记得我上小学那会儿,语文课本里有一篇课文:“公园里的花开了,弟弟要去摘,姐姐说:不要摘,公园里的花是给大家看的。”我们小的时候,马路两旁栽的大多都是夏季用来遮阳的法国梧桐树,法梧春天发芽、秋天落叶。绿色,在合肥的冬季悄然隐退……
那时,灌木和花草像羞答答的少女,全都躲在四面有墙的公园里。为了保护它们,除在有护花栅栏的地方竖有醒目的“禁止摘花”“违者罚款”等警示牌外,还有专人看管。即便如此,也还是挡不住人们前去摘花的脚步。

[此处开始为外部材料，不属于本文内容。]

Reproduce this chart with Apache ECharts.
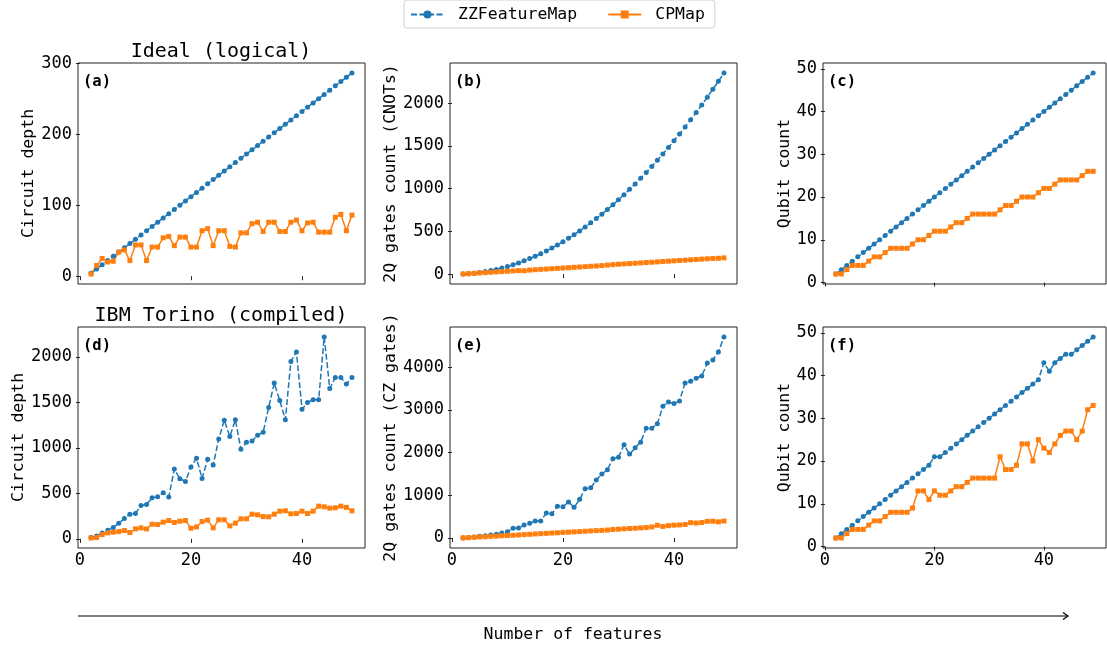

是什么时候,公园建在了街头、机关、厂矿、小区的大院里?是什么时候,公园的大门敞开,所有的花木护栏拆除?又是什么时候,在“花草皆生命,践踏何忍”“你欣赏花的美丽,花感谢你的爱惜”“依依小草,楚楚生命,敬请爱惜”等警示牌前,人们走过一棵枝叶低垂的树时,会低着头哈着腰,让每一片绿都高傲地挺起胸膛;人们看到触手可及的花朵时双手低垂,让每一朵花瓣都能尽情地挥洒出自己的美丽;人们看见绿草如茵的草坪会绕道而行;人们经过花园不再与花进行零距离接触……

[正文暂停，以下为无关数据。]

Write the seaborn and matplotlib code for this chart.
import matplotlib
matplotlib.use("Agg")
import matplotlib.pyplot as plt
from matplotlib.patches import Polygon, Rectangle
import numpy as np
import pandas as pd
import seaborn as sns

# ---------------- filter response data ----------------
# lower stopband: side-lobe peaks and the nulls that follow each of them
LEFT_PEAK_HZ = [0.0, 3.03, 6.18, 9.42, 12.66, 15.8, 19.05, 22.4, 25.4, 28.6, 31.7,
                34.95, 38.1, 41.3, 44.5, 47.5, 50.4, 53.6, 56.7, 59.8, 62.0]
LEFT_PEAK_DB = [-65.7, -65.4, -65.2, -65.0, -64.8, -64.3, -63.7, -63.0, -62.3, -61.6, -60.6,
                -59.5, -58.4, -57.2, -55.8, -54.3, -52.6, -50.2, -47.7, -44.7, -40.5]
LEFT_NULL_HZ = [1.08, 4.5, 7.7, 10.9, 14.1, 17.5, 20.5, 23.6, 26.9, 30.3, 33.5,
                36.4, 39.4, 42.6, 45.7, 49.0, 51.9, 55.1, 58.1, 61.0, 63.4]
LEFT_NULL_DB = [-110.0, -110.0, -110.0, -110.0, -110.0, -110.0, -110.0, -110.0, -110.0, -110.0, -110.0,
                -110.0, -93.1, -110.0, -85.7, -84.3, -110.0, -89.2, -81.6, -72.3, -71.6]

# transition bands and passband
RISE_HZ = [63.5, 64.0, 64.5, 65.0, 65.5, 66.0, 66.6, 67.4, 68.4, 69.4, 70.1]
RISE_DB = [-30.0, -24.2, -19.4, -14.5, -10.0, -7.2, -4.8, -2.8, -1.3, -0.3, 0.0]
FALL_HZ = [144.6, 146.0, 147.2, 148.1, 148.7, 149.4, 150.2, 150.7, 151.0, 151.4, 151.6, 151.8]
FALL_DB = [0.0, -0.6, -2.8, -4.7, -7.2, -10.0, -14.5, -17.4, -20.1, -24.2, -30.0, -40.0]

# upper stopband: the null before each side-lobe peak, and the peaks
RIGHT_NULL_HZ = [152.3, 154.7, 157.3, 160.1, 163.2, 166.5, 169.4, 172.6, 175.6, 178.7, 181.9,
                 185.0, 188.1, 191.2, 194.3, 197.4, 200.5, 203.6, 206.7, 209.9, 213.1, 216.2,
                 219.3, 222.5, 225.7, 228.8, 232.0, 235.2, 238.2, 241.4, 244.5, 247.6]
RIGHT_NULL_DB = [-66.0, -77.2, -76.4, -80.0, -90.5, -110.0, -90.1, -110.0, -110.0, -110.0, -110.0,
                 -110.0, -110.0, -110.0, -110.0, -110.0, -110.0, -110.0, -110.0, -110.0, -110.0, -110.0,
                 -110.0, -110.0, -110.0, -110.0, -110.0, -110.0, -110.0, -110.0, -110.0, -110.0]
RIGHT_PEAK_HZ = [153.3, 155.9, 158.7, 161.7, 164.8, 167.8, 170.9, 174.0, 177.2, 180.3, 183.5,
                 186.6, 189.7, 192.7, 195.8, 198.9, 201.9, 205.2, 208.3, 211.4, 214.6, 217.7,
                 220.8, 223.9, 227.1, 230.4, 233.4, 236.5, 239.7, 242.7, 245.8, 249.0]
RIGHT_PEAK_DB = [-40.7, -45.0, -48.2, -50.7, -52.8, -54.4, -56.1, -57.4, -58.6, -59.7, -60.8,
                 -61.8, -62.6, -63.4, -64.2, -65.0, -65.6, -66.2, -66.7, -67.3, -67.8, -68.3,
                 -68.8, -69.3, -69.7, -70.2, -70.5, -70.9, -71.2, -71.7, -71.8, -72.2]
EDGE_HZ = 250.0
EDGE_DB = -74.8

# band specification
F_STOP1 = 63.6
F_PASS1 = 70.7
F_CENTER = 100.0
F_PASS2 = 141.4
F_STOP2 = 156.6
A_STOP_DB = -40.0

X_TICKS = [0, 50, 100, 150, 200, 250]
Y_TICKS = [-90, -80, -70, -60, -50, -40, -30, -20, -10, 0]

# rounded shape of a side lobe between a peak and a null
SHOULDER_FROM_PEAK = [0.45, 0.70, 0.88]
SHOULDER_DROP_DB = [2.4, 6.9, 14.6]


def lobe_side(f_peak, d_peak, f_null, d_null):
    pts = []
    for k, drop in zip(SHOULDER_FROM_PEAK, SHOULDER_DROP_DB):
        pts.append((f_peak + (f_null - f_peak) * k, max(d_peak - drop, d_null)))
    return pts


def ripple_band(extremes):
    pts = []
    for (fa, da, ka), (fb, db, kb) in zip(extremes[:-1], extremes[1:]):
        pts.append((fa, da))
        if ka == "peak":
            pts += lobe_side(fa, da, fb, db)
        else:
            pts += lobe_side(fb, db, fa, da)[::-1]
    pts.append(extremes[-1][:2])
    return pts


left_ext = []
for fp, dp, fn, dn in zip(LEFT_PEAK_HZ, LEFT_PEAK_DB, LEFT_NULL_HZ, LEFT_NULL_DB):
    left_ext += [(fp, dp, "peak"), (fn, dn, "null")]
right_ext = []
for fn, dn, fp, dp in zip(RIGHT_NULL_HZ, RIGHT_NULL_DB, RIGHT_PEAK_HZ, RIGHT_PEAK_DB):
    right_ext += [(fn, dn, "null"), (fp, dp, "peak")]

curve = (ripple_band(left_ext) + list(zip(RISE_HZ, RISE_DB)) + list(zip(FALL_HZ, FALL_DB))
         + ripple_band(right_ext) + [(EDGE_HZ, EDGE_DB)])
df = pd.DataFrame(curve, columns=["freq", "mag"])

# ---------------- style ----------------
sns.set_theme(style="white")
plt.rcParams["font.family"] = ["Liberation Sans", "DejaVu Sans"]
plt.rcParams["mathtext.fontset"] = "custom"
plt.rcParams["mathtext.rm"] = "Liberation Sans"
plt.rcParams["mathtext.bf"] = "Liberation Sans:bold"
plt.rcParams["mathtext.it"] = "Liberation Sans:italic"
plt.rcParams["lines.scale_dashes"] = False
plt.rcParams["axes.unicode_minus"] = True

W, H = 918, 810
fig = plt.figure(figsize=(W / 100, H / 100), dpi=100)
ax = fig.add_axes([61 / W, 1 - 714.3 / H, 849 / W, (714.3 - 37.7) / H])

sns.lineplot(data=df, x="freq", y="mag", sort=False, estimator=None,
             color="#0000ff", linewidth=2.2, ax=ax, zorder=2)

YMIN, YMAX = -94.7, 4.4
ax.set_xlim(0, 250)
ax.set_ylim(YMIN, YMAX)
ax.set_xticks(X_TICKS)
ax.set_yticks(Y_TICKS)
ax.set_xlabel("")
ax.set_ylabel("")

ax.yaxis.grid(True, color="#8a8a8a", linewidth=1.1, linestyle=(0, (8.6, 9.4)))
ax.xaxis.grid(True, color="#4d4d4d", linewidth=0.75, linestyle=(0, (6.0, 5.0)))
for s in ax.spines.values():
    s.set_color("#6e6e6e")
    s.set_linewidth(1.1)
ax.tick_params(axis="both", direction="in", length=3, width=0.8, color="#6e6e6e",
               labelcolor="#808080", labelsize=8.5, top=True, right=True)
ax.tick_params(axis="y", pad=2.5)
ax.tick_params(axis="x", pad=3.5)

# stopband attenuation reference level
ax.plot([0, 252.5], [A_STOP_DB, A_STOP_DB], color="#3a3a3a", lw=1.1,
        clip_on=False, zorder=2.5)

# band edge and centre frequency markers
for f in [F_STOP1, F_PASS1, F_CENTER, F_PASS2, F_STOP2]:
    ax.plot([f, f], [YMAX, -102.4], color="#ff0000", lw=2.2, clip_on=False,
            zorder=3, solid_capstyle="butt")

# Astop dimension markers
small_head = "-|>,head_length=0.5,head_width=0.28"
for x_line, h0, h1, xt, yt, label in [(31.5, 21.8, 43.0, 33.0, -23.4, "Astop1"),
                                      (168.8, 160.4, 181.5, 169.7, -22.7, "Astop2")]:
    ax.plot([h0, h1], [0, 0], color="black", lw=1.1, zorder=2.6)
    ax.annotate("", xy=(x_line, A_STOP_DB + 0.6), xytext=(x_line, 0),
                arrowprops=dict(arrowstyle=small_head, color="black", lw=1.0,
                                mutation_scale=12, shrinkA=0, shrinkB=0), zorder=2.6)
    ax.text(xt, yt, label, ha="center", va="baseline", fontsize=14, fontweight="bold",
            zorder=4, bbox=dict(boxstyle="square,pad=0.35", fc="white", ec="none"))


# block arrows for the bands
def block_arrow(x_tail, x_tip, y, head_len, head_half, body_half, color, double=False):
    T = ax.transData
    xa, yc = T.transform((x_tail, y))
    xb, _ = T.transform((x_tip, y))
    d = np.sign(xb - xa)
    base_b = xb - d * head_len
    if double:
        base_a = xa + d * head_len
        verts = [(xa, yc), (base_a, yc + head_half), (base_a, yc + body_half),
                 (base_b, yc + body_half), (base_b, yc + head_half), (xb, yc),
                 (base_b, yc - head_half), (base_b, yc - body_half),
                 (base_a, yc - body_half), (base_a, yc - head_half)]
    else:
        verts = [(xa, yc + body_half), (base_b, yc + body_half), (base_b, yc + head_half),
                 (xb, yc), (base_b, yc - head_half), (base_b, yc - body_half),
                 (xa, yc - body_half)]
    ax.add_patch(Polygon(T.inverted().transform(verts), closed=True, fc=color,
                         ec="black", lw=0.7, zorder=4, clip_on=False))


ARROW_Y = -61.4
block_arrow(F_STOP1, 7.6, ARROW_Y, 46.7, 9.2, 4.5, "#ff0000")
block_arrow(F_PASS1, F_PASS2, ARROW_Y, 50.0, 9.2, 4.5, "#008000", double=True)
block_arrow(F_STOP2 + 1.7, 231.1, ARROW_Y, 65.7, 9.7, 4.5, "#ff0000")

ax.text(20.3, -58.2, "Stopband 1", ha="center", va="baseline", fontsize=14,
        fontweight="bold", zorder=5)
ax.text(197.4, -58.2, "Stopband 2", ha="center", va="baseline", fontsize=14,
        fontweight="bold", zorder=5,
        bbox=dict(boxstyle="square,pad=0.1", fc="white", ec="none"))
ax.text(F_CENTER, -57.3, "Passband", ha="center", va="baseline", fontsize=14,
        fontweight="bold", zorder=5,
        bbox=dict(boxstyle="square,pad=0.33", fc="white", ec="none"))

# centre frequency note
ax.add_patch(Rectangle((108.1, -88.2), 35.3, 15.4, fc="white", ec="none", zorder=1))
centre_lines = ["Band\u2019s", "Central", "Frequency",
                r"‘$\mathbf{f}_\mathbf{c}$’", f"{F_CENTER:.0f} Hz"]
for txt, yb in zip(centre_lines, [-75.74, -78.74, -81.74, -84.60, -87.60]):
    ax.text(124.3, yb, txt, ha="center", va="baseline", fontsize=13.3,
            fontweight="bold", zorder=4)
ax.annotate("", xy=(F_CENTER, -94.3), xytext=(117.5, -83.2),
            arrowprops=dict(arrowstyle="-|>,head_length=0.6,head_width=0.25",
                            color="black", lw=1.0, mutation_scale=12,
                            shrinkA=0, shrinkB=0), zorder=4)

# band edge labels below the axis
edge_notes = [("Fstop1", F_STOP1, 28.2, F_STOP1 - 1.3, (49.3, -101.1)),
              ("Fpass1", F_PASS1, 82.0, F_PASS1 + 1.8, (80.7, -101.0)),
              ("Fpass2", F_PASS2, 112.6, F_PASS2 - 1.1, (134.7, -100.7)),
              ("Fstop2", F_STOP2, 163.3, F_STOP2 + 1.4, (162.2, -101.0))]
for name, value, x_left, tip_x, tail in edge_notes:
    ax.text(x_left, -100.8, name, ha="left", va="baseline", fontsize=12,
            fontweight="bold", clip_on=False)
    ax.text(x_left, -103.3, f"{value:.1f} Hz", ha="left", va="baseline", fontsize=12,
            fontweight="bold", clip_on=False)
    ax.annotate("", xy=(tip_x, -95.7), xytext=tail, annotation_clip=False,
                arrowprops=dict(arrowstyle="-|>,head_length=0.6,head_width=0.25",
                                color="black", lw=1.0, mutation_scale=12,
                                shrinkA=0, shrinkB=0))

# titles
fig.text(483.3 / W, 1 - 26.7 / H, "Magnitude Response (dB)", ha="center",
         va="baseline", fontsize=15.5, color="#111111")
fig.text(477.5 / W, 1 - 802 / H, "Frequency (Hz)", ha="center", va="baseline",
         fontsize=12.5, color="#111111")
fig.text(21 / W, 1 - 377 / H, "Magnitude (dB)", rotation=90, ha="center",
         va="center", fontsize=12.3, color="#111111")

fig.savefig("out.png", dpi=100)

警示牌上的语句越发文艺,警示牌下的人们举止也越发文明。但假如土地上的文化很贫瘠,文艺语句岂能成活下去?
那天在电梯门口与一位乡下老太太相遇,她见到我像是见到了一位老朋友(其实只是头回见),微笑着和我打招呼,说她是老L家的亲戚。电梯运行到老L家楼层时,她笑着对我说:我先下了啊!一个乡下老太太,与一个擦肩而过的邻居,能如此以礼相待,体现出她对自己和他人的尊重,这种行为其实就是一种文化底蕴的反映。

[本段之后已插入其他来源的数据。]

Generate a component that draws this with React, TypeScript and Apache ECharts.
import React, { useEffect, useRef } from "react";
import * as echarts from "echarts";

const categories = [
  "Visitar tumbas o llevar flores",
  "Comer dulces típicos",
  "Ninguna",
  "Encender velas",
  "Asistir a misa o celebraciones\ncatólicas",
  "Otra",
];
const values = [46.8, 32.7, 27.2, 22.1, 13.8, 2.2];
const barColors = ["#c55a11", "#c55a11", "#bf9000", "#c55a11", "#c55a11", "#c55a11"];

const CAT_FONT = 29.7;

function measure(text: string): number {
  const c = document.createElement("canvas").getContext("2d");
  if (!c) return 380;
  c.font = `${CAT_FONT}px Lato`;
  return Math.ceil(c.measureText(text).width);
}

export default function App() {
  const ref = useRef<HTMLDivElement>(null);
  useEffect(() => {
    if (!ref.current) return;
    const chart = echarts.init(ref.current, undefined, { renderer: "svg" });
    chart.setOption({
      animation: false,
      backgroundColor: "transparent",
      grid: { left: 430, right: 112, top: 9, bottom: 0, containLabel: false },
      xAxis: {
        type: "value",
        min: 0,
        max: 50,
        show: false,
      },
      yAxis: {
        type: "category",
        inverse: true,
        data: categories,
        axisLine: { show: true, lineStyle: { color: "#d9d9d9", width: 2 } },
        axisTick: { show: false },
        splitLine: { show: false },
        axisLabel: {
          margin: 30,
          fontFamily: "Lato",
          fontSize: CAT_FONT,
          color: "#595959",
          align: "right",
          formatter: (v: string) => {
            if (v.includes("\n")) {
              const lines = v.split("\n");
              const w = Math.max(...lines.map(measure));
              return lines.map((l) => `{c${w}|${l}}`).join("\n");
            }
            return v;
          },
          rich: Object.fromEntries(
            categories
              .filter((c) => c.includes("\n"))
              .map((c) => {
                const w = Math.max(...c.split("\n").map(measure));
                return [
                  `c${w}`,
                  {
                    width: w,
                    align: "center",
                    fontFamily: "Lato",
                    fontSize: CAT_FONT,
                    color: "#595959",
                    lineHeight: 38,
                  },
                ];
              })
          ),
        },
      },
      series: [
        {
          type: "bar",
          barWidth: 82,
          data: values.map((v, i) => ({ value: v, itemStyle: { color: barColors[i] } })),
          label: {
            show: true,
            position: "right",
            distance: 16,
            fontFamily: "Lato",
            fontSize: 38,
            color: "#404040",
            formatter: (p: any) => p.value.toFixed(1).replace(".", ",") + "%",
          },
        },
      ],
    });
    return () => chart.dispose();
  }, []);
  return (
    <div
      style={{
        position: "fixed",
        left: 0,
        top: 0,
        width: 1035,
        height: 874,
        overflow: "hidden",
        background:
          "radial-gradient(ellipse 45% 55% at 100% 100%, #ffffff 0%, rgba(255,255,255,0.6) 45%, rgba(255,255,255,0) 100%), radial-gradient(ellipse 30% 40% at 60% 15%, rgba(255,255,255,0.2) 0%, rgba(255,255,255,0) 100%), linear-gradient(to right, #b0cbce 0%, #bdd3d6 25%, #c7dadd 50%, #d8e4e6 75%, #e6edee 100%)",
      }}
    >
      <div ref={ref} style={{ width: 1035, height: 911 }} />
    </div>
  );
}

所谓文化底蕴,也就是没有学问、不识字的人也知道的礼数道理,因为代代相传,因为耳濡目染,积淀在她身上的能够为任何时代所接受的思想观念。
无论穷人、富人;无论高贵者、卑贱者,只要他们能够善待自己、善待他人、善待环境,就都是一位文化人。
去年清明节,我陪妈妈去乡下扫墓,看到农村的留守人员除了年幼的孩子,大多是60岁以上的老人,这些老人很多都是大字不识一斗。但在每家门口和院子里都能看到他们为美化自己家园而特意栽种的花花草草。这些老年农民不懂什么叫“美学”,不知什么是诗情画意,但他们却不约而同地在可以多种几种菜、多栽几棵葱的地上,种下了色彩和季节打不败的绿!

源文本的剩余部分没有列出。